Article ID: | iaor20123729 |
Volume: | 23 |
Issue: | 4 |
Start Page Number: | 425 |
End Page Number: | 442 |
Publication Date: | May 2012 |
Journal: | Journal of Combinatorial Optimization |
Authors: | Zhang Xiang-Sun, Wang Yong, Li Zhenping, Wang Rui-Sheng |
Keywords: | combinatorial optimization, programming: integer |
Community structure is one of the important characteristics of complex networks. In the recent decade, many models and algorithms have been designed to identify communities in a given network, among which there is a class of methods that globally search the best community structure by optimizing some modularity criteria.
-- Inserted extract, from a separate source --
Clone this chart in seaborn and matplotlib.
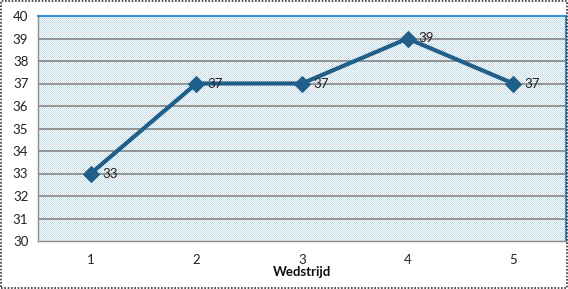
import numpy as np
import pandas as pd
import matplotlib
matplotlib.use("Agg")
import matplotlib.pyplot as plt
import seaborn as sns
from matplotlib.patches import Rectangle

categories = ["1", "2", "3", "4", "5"]
values = [33, 37, 37, 39, 37]
x_title = "Wedstrijd"
y_ticks = list(range(30, 41))

sns.set_style("white")
plt.rcParams['font.family'] = ['Lato', 'DejaVu Sans']

W, H = 568, 289
fig = plt.figure(figsize=(W / 100, H / 100), dpi=100)
L, R, T, B = 38, 566, 16, 241
ax = fig.add_axes([L / W, 1 - B / H, (R - L) / W, (B - T) / H])

df = pd.DataFrame({"pos": np.arange(len(categories)), "val": values})

# dotted background pattern
ph, pw = B - T, R - L
pat = np.ones((ph, pw, 3))
yy, xx = np.mgrid[0:ph, 0:pw]
gray = (yy % 2 == 0) & (xx % 2 == 0)
blue = (yy % 2 == 1) & (xx % 2 == 1)
pat[gray] = np.array([0.80, 0.80, 0.82])
pat[blue] = np.array([0.70, 0.90, 0.97])
ax.imshow(pat, extent=[-0.5, len(categories) - 0.5, 30, 40], aspect='auto',
          interpolation='nearest', zorder=0)

for yv in y_ticks[1:-1]:
    ax.axhline(yv, color='#8c8c8c', lw=1.3, zorder=1)

sns.lineplot(data=df, x="pos", y="val", ax=ax, color='#215f8b', lw=3,
             marker='D', markersize=8, markeredgecolor='#215f8b', zorder=3)

for i, v in enumerate(values):
    ax.annotate(str(v), (i, v), xytext=(8, 0), textcoords='offset points',
                va='center', ha='left', fontsize=9.5, color='#222222', zorder=4)

ax.set_xlim(-0.5, len(categories) - 0.5)
ax.set_ylim(30, 40)
ax.set_yticks(y_ticks)
ax.set_yticklabels([str(t) for t in y_ticks], fontsize=9.5, color='#222222')
ax.set_xticks(np.arange(len(categories)))
ax.set_xticklabels(categories, fontsize=9.5, color='#222222')
ax.set_xticks(np.arange(len(categories) + 1) - 0.5, minor=True)
ax.tick_params(axis='x', which='major', length=0, pad=9)
ax.tick_params(axis='x', which='minor', length=3, color='#8c8c8c', direction='out')
ax.tick_params(axis='y', length=4, color='#8c8c8c', direction='out', pad=3)
ax.set_xlabel(x_title, fontsize=9.5, fontweight='bold', labelpad=0, color='#111111')
ax.set_ylabel("")

for s in ['left', 'bottom']:
    ax.spines[s].set_color('#8c8c8c')
    ax.spines[s].set_linewidth(1)
for s in ['top', 'right']:
    ax.spines[s].set_color('#3a8fd0')
    ax.spines[s].set_linewidth(1.5)

fig.patches.append(Rectangle((0.001, 0.002), 0.997, 0.995, transform=fig.transFigure,
                             fill=False, edgecolor='#333333', lw=1.2, linestyle=(0, (1, 1))))

fig.savefig("out.png", dpi=100)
However, it has been recently revealed that these methods may either fail to find known qualified communities (a phenomenon called resolution limit) or even yield false communities (the misidentification phenomenon) in some networks. In this paper, we propose a new model which is immune to the above phenomena. The model is constructed by restating community identification as a combinatorial optimization problem. It aims to partition a network into as many qualified communities as possible. This model is formulated as a linear integer programming problem and its NP‐completeness is proved. A qualified min‐cut based bisecting algorithm is designed to solve this model. Numerical experiments on both artificial networks and real‐life complex networks show that the combinatorial model/algorithm has promising performance and can overcome the limitations in existing algorithms.